Student Life

Dealing with political differences at the dinner table

The Canadian federal election is finally behind us, but you still might want to vote your outspoken cousin out of the family dinner table. Many people report that political disagreements continue to strain their relationships. A 2022 survey found that over 40 per cent of Canadians said they have reduced contact with friends or family over an argument about politics. It’s a dilemma that many grapple with, especially in lieu of Thanksgiving approaching next month. How should we navigate the prospect of breaking bread—or not—with people whose beliefs or actions contradict our fundamental values?

For those who are engaging in difficult conversations with family members, here are methods to keep these interactions as meaningful and productive as possible.

Focus on dialogue, not debate

The key to surviving these conversations isn’t winning them. Remember that a debate is a closed process of persuading the other that you’re correct, whereas dialogue is a process of discovery and learning. Practice listening to understand instead of listening to respond.

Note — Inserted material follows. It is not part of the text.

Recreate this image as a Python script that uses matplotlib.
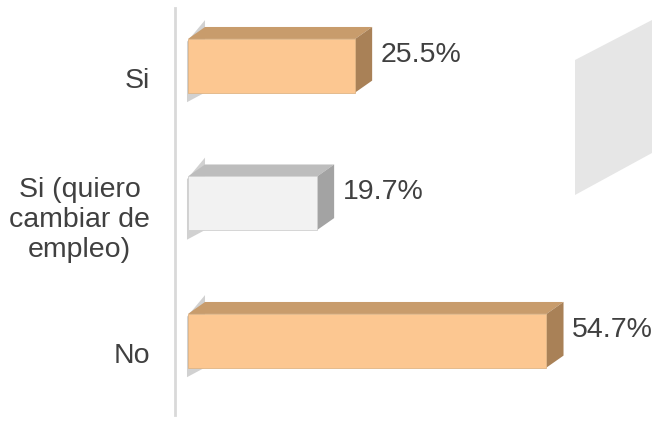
import matplotlib.pyplot as plt
from matplotlib.patches import Polygon
from matplotlib.transforms import ScaledTranslation

plt.rcParams['font.family'] = ['Liberation Sans', 'DejaVu Sans']

# data
categories = ["Si", "Si (quiero\ncambiar de\nempleo)", "No"]
values = [25.5, 19.7, 54.7]

# colours per bar: front / top / side / edge
front_colors = ["#FCC791", "#F2F2F2", "#FCC791"]
top_colors = ["#C89C6C", "#BDBDBD", "#C89C6C"]
side_colors = ["#A98157", "#A3A3A3", "#A98157"]
edge_colors = ["#E0B585", "#D0D0D0", "#E0B585"]
text_color = "#404040"

W, H = 652, 421
fig = plt.figure(figsize=(W / 100, H / 100), dpi=100)
ax = fig.add_axes([175 / W, 6 / H, 477 / W, 407 / H])
ax.patch.set_visible(False)

# faint grey wall piece on the right
wall = Polygon([[575 / W, 1 - 60 / H], [652 / W, 1 - 20 / H],
                [652 / W, 1 - 153 / H], [575 / W, 1 - 195 / H]],
               closed=True, transform=fig.transFigure,
               facecolor="#E6E6E6", edgecolor="none", zorder=0)
fig.patches.append(wall)

ypos = list(range(len(values)))
h = 0.39      # bar thickness
dx = 2.6      # depth in x (percent)
dy = 0.087    # depth in y (category units)

ax.barh(ypos, values, height=h, color=front_colors,
        edgecolor=edge_colors, linewidth=0.6, zorder=3)

for i, v in enumerate(values):
    top = ypos[i] - h / 2
    bot = ypos[i] + h / 2
    # soft shadow on the back wall
    ax.add_patch(Polygon([(-0.15, top + 0.02), (dx, top - dy - 0.05),
                          (dx, bot), (-0.15, bot + 0.07)],
                         closed=True, facecolor="#9A9A9A", alpha=0.45,
                         edgecolor="none", zorder=1))
    # top face
    ax.add_patch(Polygon([(0, top), (v, top), (v + dx, top - dy), (dx, top - dy)],
                         closed=True, facecolor=top_colors[i],
                         edgecolor="none", zorder=2))
    # side face
    ax.add_patch(Polygon([(v, top), (v + dx, top - dy),
                          (v + dx, bot - dy), (v, bot)],
                         closed=True, facecolor=side_colors[i],
                         edgecolor="none", zorder=2))
    ax.text(v + dx + 1.3, ypos[i] - 0.08, f"{v}%", va="center", ha="left",
            fontsize=20.5, color=text_color)

ax.set_xlim(-1.98, 70.8)
ax.set_ylim(2.54, -0.42)

ax.set_xticks([])
ax.set_yticks(ypos, categories)
ax.tick_params(axis="y", length=0, pad=18, labelsize=20.5, labelcolor=text_color)
shift = ScaledTranslation(0, -12 / 100, fig.dpi_scale_trans)
for lbl in ax.get_yticklabels():
    lbl.set_multialignment("center")
    lbl.set_linespacing(1.2)
    lbl.set_transform(lbl.get_transform() + shift)

for s in ["top", "right", "bottom"]:
    ax.spines[s].set_visible(False)
ax.spines["left"].set_color("#D9D9D9")
ax.spines["left"].set_linewidth(2)

fig.savefig("out.png", dpi=100)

Research shows that bombarding family members with articles or statistics rarely changes anyone’s mind and often exacerbates tensions. With people increasingly trapped in media echo chambers that reinforce their existing beliefs, a personal story is more difficult to dismiss out of hand as ‘fake news.’ Family members won’t change their minds overnight, but asking questions can help to disarm obstinacy towards alternative perspectives.

Try approaching disagreements with genuine curiosity about why your relatives hold certain views. Ask questions like, “What experiences led you to feel this way?” Often, conversations will reveal that participants are more aligned than they think. Asking or sharing the stories behind our beliefs can serve as a reminder that our family members are complex, and that their ideas might come from a place we recognize, even if we don’t arrive at the same conclusions.

Focus on the bigger picture

Moving conversations away from specific politicians often makes dialogue more productive. Rather than getting stuck on  polarizing figures who trigger strong emotions, try zooming out to explore underlying principles.

For example, instead of bringing up François Legault’s Bill 21, you might ask family members what they think should be the role of government in protecting religious expression. Widening the scope of conversation helps sidestep heated reactions to controversial figures while still allowing meaningful discussion about values and priorities. You’re much more likely to have a fruitful interaction about immigration policy, for example, when you focus on broader principles rather than specific politicians’ border decisions.

Know your limits and when to enforce them

Political conversations with family can be emotionally draining, especially for those whose identities or communities are directly affected by policy outcomes and inflammatory statements. Don’t hesitate to limit these discussions or take breaks if necessary.

There are certain inviolable standards when it comes to protecting human dignity around race, sexuality, gender identity, and religion. If family members use dehumanizing language or advocate for denying others’ basic rights, it’s entirely reasonable to set firm limits. This might mean saying, “I won’t be able to stay in this conversation if that language continues.” You don’t need to sacrifice your own mental health for the sake of family peace. If that’s the dynamic at play, it’s perfectly acceptable to skip those dinner plans. 

When engaging with relatives who hold beliefs that dehumanize others, avoid responding with the same type of demeaning behaviour. The stakes feel high, and it’s tempting to lash out or match their energy, but don’t let their approach drag you into behaviour that contradicts your own principles. If you draw a line and someone continues to cross it, distancing yourself from that person is a reasonable response. Setting a boundary is an act of self-respect, not a sign of failure.